Des échanges de terres pour désamorcer cette « menace » à la « judéité » de l’État d’Israël ont déjà été évoqués, bien sûr. Après 1967, les politiques d’Israël dans les territoires nouvellement occupés ont inclus l’annexion de Jérusalem – laquelle est encore non reconnue par la plupart des pays du monde – la confiscation de terres, la démolition de maisons et quartiers et la suppression des droits de résidence.
En 1982, un document secret demandait au ministère de l’intérieur de sévir contre les Palestiniens et de les pousser à quitter leurs terres. Ce document a été repris par le général ultra-raciste Rehavam Ze’evi en 1988, et par le célèbre rabbin Meir Kahane, qui a appelé à attaquer Umm Al-Fahm pour provoquer ses habitants.
En 2004, l’ancien ministre de la défense Avigdor Lieberman proposait l’échange de petites colonies israéliennes en Cisjordanie avec des villages et villes arabes du Triangle, sur la base d’accords similaires conclus après la Seconde Guerre mondiale dans différentes parties du monde. Le « plan de paix » de Donald Trump n’est à bien des égards qu’un projet de judaïsation approuvé et soutenu par les États-Unis, donnant à Israël tout ce qu’il veut. Ses buts et objectifs reflètent ceux des plans précédents.
Les agences de sécurité israéliennes sont également préoccupées par l’influence et les activités croissantes du mouvement islamique au sein de l’ « État juif », en particulier dans le Triangle, car ses idées sont similaires à celles des Frères musulmans. Le mouvement mobilise aussi des volontaires contre les violations israéliennes à la mosquée Al-Aqsa. La crainte est que le conflit ne déborde sur de graves affrontements entre les Palestiniens musulmans et les juifs religieux.
Le moment de la publication de l’ « Accord du siècle » est un coup de pouce donné Benjamin Netanyahu, qui doit faire face à une nouvelle élection générale le mois prochain – la troisième en moins d’un an – ainsi qu’à des accusations de corruption. L’accord est un peu une bouée de sauvetage pour le Premier ministre israélien. Néanmoins, l’approbation et la mise en œuvre de ses stipulations peuvent être reportées jusqu’après l’élection, ce qui donnera aux députés arabes le temps de tenter d’empêcher l’expulsion des citoyens du Triangle.
Les Palestiniens d’Israël pensent que le « plan de paix » de Trump est tout sauf pacifique et qu’il mènera à la violence.
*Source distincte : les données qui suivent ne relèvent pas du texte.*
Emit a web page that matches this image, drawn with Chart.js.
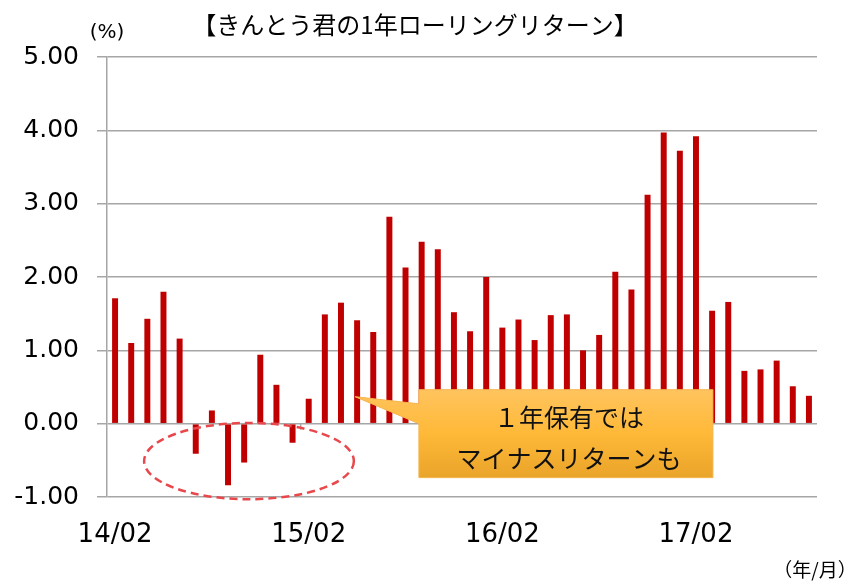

En répondant aux objectifs et aux aspirations de l’extrême droite israélienne, il parait destiné à renforcer encore le statut d’Israël en tant qu’État d’apartheid, les populations natives étant confrontées à des lois de plus en plus discriminatoires et à des déplacements forcés. Il reste à voir si les Palestiniens en Israël pourront empêcher la mise en œuvre du plan, du moins de la clause d’échange de terres, qui vise à priver tant des leurs de leur citoyenneté et à les transférer contre leur gré.